When President Trump speaks, markets listen. And when he talks nuclear energy at the World Economic Forum, uranium stocks apparently go vertical.
Nuclear energy stocks climbed Wednesday morning after President Donald Trump delivered a forceful endorsement of atomic power at the 2026 World Economic Forum in Davos. Trump positioned nuclear as the clean energy solution that could actually work, framing it as the reliable backbone needed to support America's manufacturing revival and AI expansion.
"We're very much into the world of nuclear energy," Trump told the global audience gathered in Switzerland.
The president wasn't subtle about his energy preferences. He contrasted nuclear power's reliability and efficiency with what he called the "unreliable" renewables sector, specifically targeting wind and solar as expensive and wasteful alternatives that can't deliver consistent power when you need it most.
This wasn't just rhetoric. Trump's Davos comments built on concrete policy moves, including recent executive orders designed to streamline nuclear reactor licensing and accelerate the deployment of small modular reactors. The goal is ambitious: position the United States as a global energy superpower, with nuclear at the center of that strategy.
How Nuclear Stocks Responded
Investors didn't waste time parsing the implications. Pure-play nuclear and uranium stocks rallied immediately as traders positioned for a nuclear-friendly policy environment.

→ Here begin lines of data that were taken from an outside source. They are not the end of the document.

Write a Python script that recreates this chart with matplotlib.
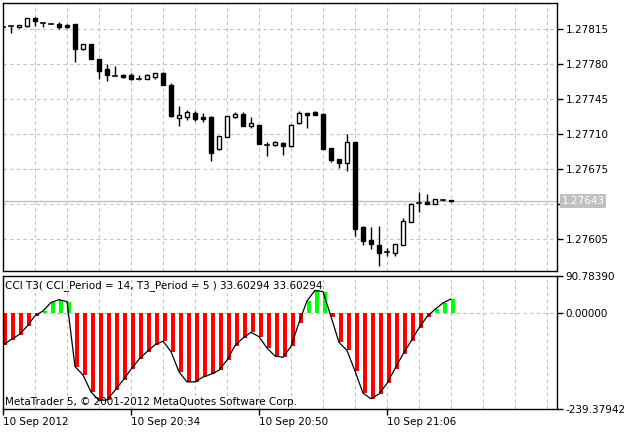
import matplotlib
matplotlib.use("Agg")
import matplotlib.pyplot as plt
from matplotlib.patches import Rectangle

opens  = [1.27817,1.27818,1.27817,1.27818,1.27826,1.27821,1.27820,1.27820,1.27819,1.27820,1.27795,1.27800,1.27785,1.27775,1.27768,
          1.27769,1.27769,1.27765,1.27765,1.27767,1.27771,1.27759,1.27726,1.27727,1.27731,1.27727,1.27727,1.27695,1.27707,1.27727,
          1.27730,1.27718,1.27719,1.27699,1.27699,1.27701,1.27698,1.27721,1.27731,1.27732,1.27730,1.27696,1.27685,1.27681,1.27702,
          1.27617,1.27604,1.27599,1.27592,1.27591,1.27599,1.27622,1.27641,1.27642,1.27640,1.27644,1.27644]
highs  = [1.27818,1.27818,1.27819,1.27826,1.27827,1.27821,1.27820,1.27822,1.27820,1.27820,1.27800,1.27800,1.27785,1.27780,1.27778,
          1.27770,1.27771,1.27769,1.27770,1.27771,1.27772,1.27761,1.27738,1.27734,1.27733,1.27731,1.27728,1.27708,1.27728,1.27732,
          1.27732,1.27727,1.27719,1.27702,1.27703,1.27702,1.27720,1.27733,1.27731,1.27733,1.27731,1.27696,1.27685,1.27710,1.27702,
          1.27618,1.27617,1.27618,1.27596,1.27600,1.27626,1.27641,1.27652,1.27650,1.27645,1.27645,1.27644]
lows   = [1.27816,1.27811,1.27816,1.27817,1.27818,1.27817,1.27820,1.27815,1.27816,1.27782,1.27794,1.27785,1.27765,1.27763,1.27768,
          1.27766,1.27764,1.27764,1.27765,1.27765,1.27759,1.27727,1.27718,1.27724,1.27723,1.27722,1.27683,1.27694,1.27707,1.27726,
          1.27718,1.27716,1.27700,1.27688,1.27698,1.27689,1.27697,1.27720,1.27716,1.27729,1.27695,1.27682,1.27676,1.27673,1.27608,
          1.27599,1.27595,1.27578,1.27588,1.27588,1.27599,1.27622,1.27632,1.27640,1.27640,1.27643,1.27642]
closes = [1.27817,1.27818,1.27819,1.27826,1.27823,1.27821,1.27820,1.27817,1.27817,1.27795,1.27800,1.27785,1.27773,1.27769,1.27768,
          1.27767,1.27765,1.27765,1.27769,1.27771,1.27759,1.27728,1.27729,1.27732,1.27725,1.27725,1.27691,1.27708,1.27728,1.27730,
          1.27718,1.27721,1.27700,1.27699,1.27702,1.27698,1.27719,1.27731,1.27729,1.27729,1.27695,1.27684,1.27681,1.27702,1.27615,
          1.27603,1.27600,1.27591,1.27592,1.27600,1.27623,1.27640,1.27641,1.27640,1.27645,1.27644,1.27643]

cci_t3 = [-81,-67,-55,-34,-8,4,25,32,27,-134,-155,-197,-218,-217,-193,-168,-141,-116,-97,-80,-71,-97,-147,-172,-172,-160,-153,-143,
          -118,-82,-63,-49,-60,-88,-108,-111,-84,-25,29,55,52,-10,-74,-94,-145,-200,-214,-202,-176,-139,-103,-71,-38,-10,8,24,33.60294]

price_ticks = [1.27605,1.27640,1.27675,1.27710,1.27745,1.27780,1.27815]
price_labels = ["1.27605","","1.27675","1.27710","1.27745","1.27780","1.27815"]
last_price = 1.27643
time_pos = [0,16,32,48]
time_labels = ["10 Sep 2012","10 Sep 20:34","10 Sep 20:50","10 Sep 21:06"]
ind_max, ind_min = 90.78390, -239.37942

W,H = 629,437
fig = plt.figure(figsize=(W/100,H/100), dpi=100)
def ax_at(l,t,r,b):
    return fig.add_axes([l/W, 1-b/H, (r-l)/W, (b-t)/H])

FS = 7.5
grid_kw = dict(color="#C0C0C0", lw=0.8, ls=(0,(3,3)))
xmax = (557-3)/8

ax = ax_at(3,3,557,271)
ax.set_xlim(0,xmax); ax.set_ylim(1.27573,1.27841)
for g in range(4,70,4):
    ax.axvline(g, zorder=0, **grid_kw)
for p in price_ticks:
    ax.axhline(p, zorder=0, **grid_kw)
ax.axhline(last_price, color="#C0C0C0", lw=1, zorder=1)
for i,(o,h,l,c) in enumerate(zip(opens,highs,lows,closes)):
    ax.plot([i,i],[l,h],color="black",lw=1,zorder=2,solid_capstyle="butt")
    bot, top = min(o,c), max(o,c)
    hgt = max(top-bot, 0.0000001)
    if top-bot < 0.000005:
        ax.plot([i-0.3,i+0.3],[o,o],color="black",lw=1.2,zorder=3)
    else:
        ax.add_patch(Rectangle((i-0.3,bot),0.6,hgt,facecolor="black" if c<o else "white",
                               edgecolor="black",lw=1,zorder=3))
ax.set_xticks([]); ax.set_yticks(price_ticks); ax.set_yticklabels(price_labels)
ax.yaxis.tick_right()
ax.tick_params(axis="y", direction="out", length=4, width=1, labelsize=FS, pad=2)
for s in ax.spines.values(): s.set_linewidth(1)
ax.text(1.008, (last_price-1.27573)/(1.27841-1.27573), "1.27643", transform=ax.transAxes,
        fontsize=FS, color="white", va="center", ha="left",
        bbox=dict(facecolor="#C0C0C0", edgecolor="none", pad=1.2))

bx = ax_at(3,276,557,409)
bx.set_xlim(0,xmax); bx.set_ylim(ind_min, ind_max)
for g in range(4,70,4):
    bx.axvline(g, zorder=0, **grid_kw)
bx.axhline(0, zorder=0, **grid_kw)
cols = ["#00FF00" if v>0 else "#FF0000" for v in cci_t3]
bx.bar(range(len(cci_t3)), cci_t3, width=0.5, align="edge", color=cols, zorder=2)
bx.plot(range(len(cci_t3)), cci_t3, color="black", lw=0.9, zorder=3)
bx.set_yticks([ind_max,0,ind_min]); bx.set_yticklabels(["90.78390","0.00000","-239.37942"])
bx.yaxis.tick_right()
bx.tick_params(axis="y", direction="out", length=4, width=1, labelsize=FS, pad=2)
bx.set_xticks(time_pos); bx.set_xticklabels(time_labels, ha="left")
bx.tick_params(axis="x", direction="out", length=4, width=1, labelsize=FS, pad=2)
for s in bx.spines.values(): s.set_linewidth(1)
bx.text(0.004, 0.93, "CCI T3( CCI_Period = 14, T3_Period = 5 ) 33.60294 33.60294",
        transform=bx.transAxes, fontsize=FS, va="center", ha="left")
bx.text(0.004, 0.05, "MetaTrader 5, \u00a9 2001-2012 MetaQuotes Software Corp.",
        transform=bx.transAxes, fontsize=FS, va="center", ha="left")

fig.savefig("out.png", dpi=100)
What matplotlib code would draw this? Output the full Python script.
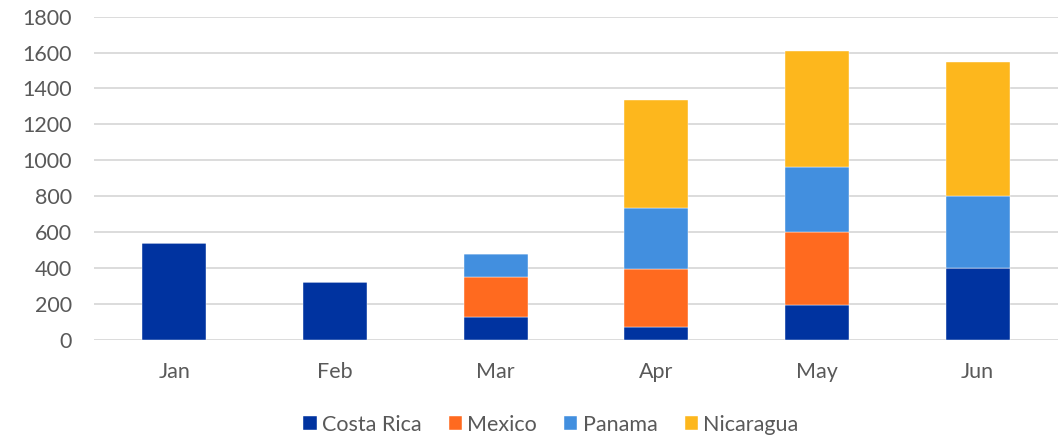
import matplotlib
matplotlib.use("Agg")
import matplotlib.pyplot as plt
import numpy as np

months = ["Jan", "Feb", "Mar", "Apr", "May", "Jun"]
costa_rica = [540, 320, 125, 70, 190, 400]
mexico = [0, 0, 225, 323, 410, 0]
panama = [0, 0, 126, 341, 363, 400]
nicaragua = [0, 0, 0, 600, 647, 745]
yticks = [0, 200, 400, 600, 800, 1000, 1200, 1400, 1600, 1800]

series = [("Costa Rica", costa_rica, "#0033A0"),
          ("Mexico", mexico, "#FF6A1F"),
          ("Panama", panama, "#428FDF"),
          ("Nicaragua", nicaragua, "#FDB71D")]

plt.rcParams['font.family'] = ['Lato', 'DejaVu Sans']
FS = 15.5
fig = plt.figure(figsize=(10.61, 4.36), dpi=100)
ax = fig.add_axes([94/1061, 96.5/436, 964/1061, (339.5-16.7)/436])

x = np.arange(len(months))
bottom = np.zeros(len(months))
for name, vals, col in series:
    v = np.array(vals, dtype=float)
    ax.bar(x, v, width=0.4, bottom=bottom, color=col, label=name, zorder=3,
           edgecolor="white", linewidth=0.3)
    bottom += v

ax.set_xlim(-0.5, len(months) - 0.5)
ax.set_ylim(0, 1800)
ax.set_yticks(yticks)
ax.set_yticklabels([str(t) for t in yticks])
ax.set_xticks(x)
ax.set_xticklabels(months)
ax.grid(axis="y", color="#D9D9D9", linewidth=1.3, zorder=0)
for s in ax.spines.values():
    s.set_visible(False)
ax.tick_params(axis="both", length=0, labelsize=FS, colors="#595959")
ax.tick_params(axis="y", pad=16)
ax.tick_params(axis="x", pad=16.5)

leg = fig.legend(loc="center", bbox_to_anchor=(551/1061, 1 - 424.5/436), ncol=4,
                 frameon=False, fontsize=FS, handlelength=0.62, handleheight=0.62,
                 columnspacing=1.25, handletextpad=0.25)
for t in leg.get_texts():
    t.set_color("#595959")

fig.savefig("out.png", dpi=100)
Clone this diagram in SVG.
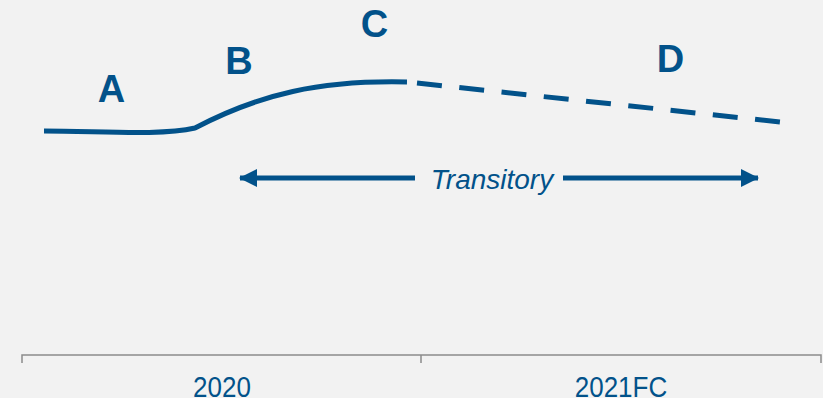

The small modular reactor developers led the charge. Oklo, Inc. (OKLO), Nano Nuclear Energy, Inc. (NNE), and NuScale Power Corp. (SMR) all spiked as Trump's endorsement validated the SMR thesis. These companies are pioneering next-generation nuclear technology that promises to be safer, cheaper, and faster to deploy than traditional large-scale reactors.
Uranium miners also caught a bid. Uranium Energy Corp. (UEC) and Cameco Corp. (CCJ) surged as the administration's push to build a domestic nuclear fuel supply chain suddenly looked very real. If America is going nuclear in a big way, someone needs to supply the uranium.
The buying spree extended across the nuclear complex. EnCore Energy Corp. (EU), Ur Energy Inc. (URG), Lightbridge Corp. (LTBR), Nexgen Energy Ltd. (NXE), Uranium Royalty Corp. (UROY), and Terrestrial Energy Inc. (IMSR) all moved higher on the news.
The Bigger Picture
Trump's nuclear cheerleading was part of a broader economic message aimed at the Davos crowd. He painted the United States as the indispensable economic powerhouse that drives global growth.
"The USA is the economic engine on the planet," Trump declared. "You all follow us down, and you follow us up."
The broader market seemed to agree with his optimism, at least for Wednesday. All three major indexes traded in the green, recovering some of Tuesday's losses. The SPDR S&P 500 (SPY) climbed 0.32%, while the Invesco QQQ Trust (QQQ), which tracks the Nasdaq 100, gained 0.1%.
The real question now is whether Trump's nuclear ambitions translate into sustained policy support and actual reactor construction. For nuclear bulls, Wednesday's rally was just the beginning of a multi-year uranium supercycle. For skeptics, it's another example of stocks getting ahead of reality. Either way, the nuclear sector just got the highest-profile endorsement imaginable.